Chemical experts of UK military join Russian spy poisoning probe
About 180 British military personnel, including specialists in chemical and biological warfare, have joined the investigation into the attempted murder of former Russian spy Sergei Skripal and his daughter in Salisbury.world Updated: Mar 10, 2018 08:19 IST
Military personnel specialising in chemical and biological warfare have joined the investigation in Salisbury into the attempted murder of a former Russian spy and his daughter, who were allegedly exposed to a nerve agent by elements widely suspected to be of Russian origin.
Sergei Skripal, 66, and his daughter Yulia remained in critical condition, while police officer Nick Bailey, who was the first to go their help on Sunday and was exposed to the nerve agent, is recovering in hospital from his serious condition.
Russia has strongly denied any role in the incident.
Scotland Yard said on Friday: “The Counter Terrorism Policing Network has requested assistance from the military to remove a number of vehicles and objects from the scene in Salisbury town centre as they have the necessary capability and expertise.
“The military has the expertise and capability to respond to a range of contingencies,” it added. It did not mention details but reports said about 180 personnel, including from the Royal Marines, were involved in the investigation.
Home secretary Amber Rudd, who visited Salisbury on Friday, said the condition of Skripal and Yulia remained serious. She described the incident as “outrageous”.
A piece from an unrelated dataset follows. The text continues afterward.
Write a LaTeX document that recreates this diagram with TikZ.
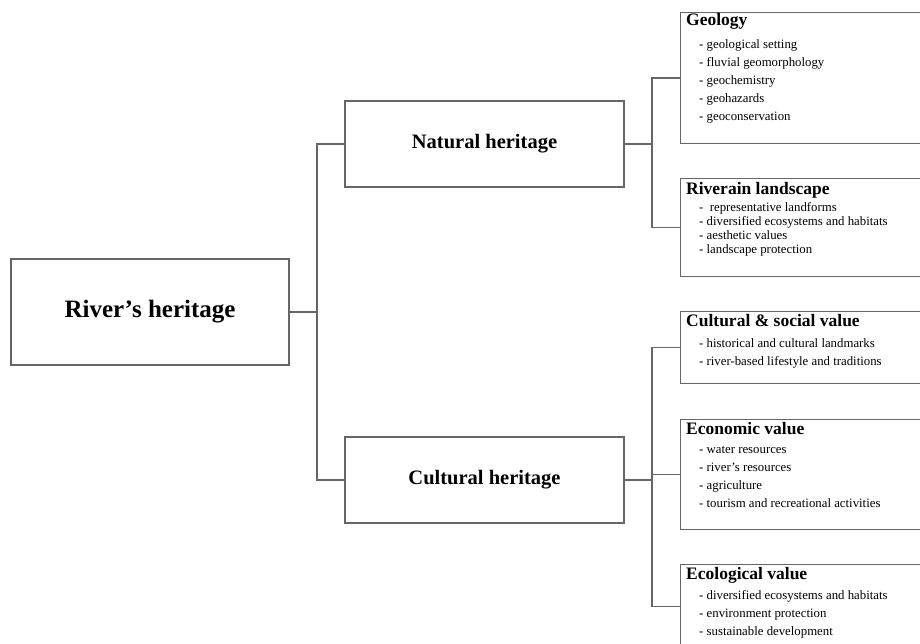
\documentclass[tikz,border=0pt]{standalone}
\usepackage{fontspec}
\setmainfont{Liberation Serif}
\tikzset{
  heritbox/.style={draw=black!60, line width=1.2pt, inner sep=0pt},
  topic/.style={font=\bfseries\fontsize{17.5}{20}\selectfont, inner sep=0pt, anchor=base west},
  items/.style={font=\fontsize{12.8}{18}\selectfont, inner sep=0pt, align=left, anchor=north west},
  link/.style={draw=black!60, line width=1.2pt}
}

\begin{document}
\begin{tikzpicture}[x=1pt,y=-1pt]
  \useasboundingbox (0,0) rectangle (920,644);
  \clip (0,0) rectangle (920,644);
  % main boxes
  \node[heritbox, minimum width=278pt, minimum height=106pt, font=\bfseries\fontsize{25}{30}\selectfont] (river) at (150,312) {River’s heritage};
  \node[heritbox, minimum width=279pt, minimum height=86pt, font=\bfseries\fontsize{20.5}{24}\selectfont] (natural) at (484.5,144) {Natural heritage};
  \node[heritbox, minimum width=279pt, minimum height=86pt, font=\bfseries\fontsize{20.5}{24}\selectfont] (cultural) at (484.5,480) {Cultural heritage};

  % sub boxes (cut off at the right edge)
  \node[heritbox, anchor=north west, minimum width=260pt, minimum height=131pt] (geology) at (680,12) {};
  \node[heritbox, anchor=north west, minimum width=260pt, minimum height=98pt] (riverain) at (680,178) {};
  \node[heritbox, anchor=north west, minimum width=260pt, minimum height=72pt] (social) at (680,311) {};
  \node[heritbox, anchor=north west, minimum width=260pt, minimum height=110pt] (economic) at (680,419) {};
  \node[heritbox, anchor=north west, minimum width=260pt, minimum height=84pt] (ecological) at (680,564) {};

  % titles and lists
  \node[topic] (geologyT) at (686,26) {Geology};
  \node[items] (geologyL) at (699,39.5) {- geological setting\\- fluvial geomorphology\\- geochemistry\\- geohazards\\- geoconservation};
  \node[topic] (riverainT) at (686,195) {Riverain landscape};
  \node[items, font=\fontsize{12.8}{14}\selectfont] (riverainL) at (699,202) {-\ \ representative landforms\\- diversified ecosystems and habitats\\- aesthetic values\\- landscape protection};
  \node[topic] (socialT) at (686,326) {Cultural \& social value};
  \node[items] (socialL) at (699,338) {- historical and cultural landmarks\\- river-based lifestyle and traditions};
  \node[topic] (economicT) at (686,434) {Economic value};
  \node[items] (economicL) at (699,446) {- water resources\\- river’s resources\\- agriculture\\- tourism and recreational activities};
  \node[topic] (ecologicalT) at (686,579) {Ecological value};
  \node[items] (ecologicalL) at (699,590) {- diversified ecosystems and habitats\\- environment protection\\- sustainable development};

  % connectors
  \coordinate (trunk) at (317,312);
  \coordinate (upper) at (652,144);
  \coordinate (lower) at (652,480);
  \draw[link] (river.east) -- (trunk);
  \draw[link] (natural.west) -| (trunk) |- (cultural.west);
  \draw[link] (natural.east) -- (upper);
  \draw[link] (geology.west) -| (upper) |- (riverain.west);
  \draw[link] (cultural.east) -- (lower);
  \draw[link] (social.west) -| (lower) |- (ecological.west);
  \draw[link] (economic.west) -- (economic.west -| lower);
\end{tikzpicture}
\end{document}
She said: “I understand people’s curiosity about all those questions, wanting to have answers, and there will be a time to have those answers. But the best way to get to them is to make sure we give the police the space they need to really go through the area carefully, to do their investigation and to make sure that they have all the support that they need in order to get that.”
She added, “In terms of further options, that will have to wait until we’re absolutely clear what the consequences could be and what the actual source of this nerve agent has been.”
Ian Blair, who was head of Scotland Yard when another former Russian spy, Alexander Litvinenko, was killed in London in 2006 by radiation poisoning, told BBC Radio 4 that one line of inquiry is that Skripal may have been exposed to the nerve agent in his own home.
He said: “Clearly what they’re trying to find out at the moment is how was this delivered personally. There obviously are some indications. The officer – I’m very sorry he’s been injured – has actually been to the house, whereas there’s a doctor who looked after the patients in the open who hasn’t been affected at all. There may be some clues floating around in here.”
Skripal and his daughter visited a pub and a restaurant in Salisbury on Sunday before they were found near a shopping centre. Investigators wearing protective gear were seen examining the bench that they collapsed on.
The former Russian military colonel’s house and his car were cordoned off.
Skripal was given refuge by the UK as part of a spy swap in 2010 after he was convicted in Russia of passing secrets to the MI6.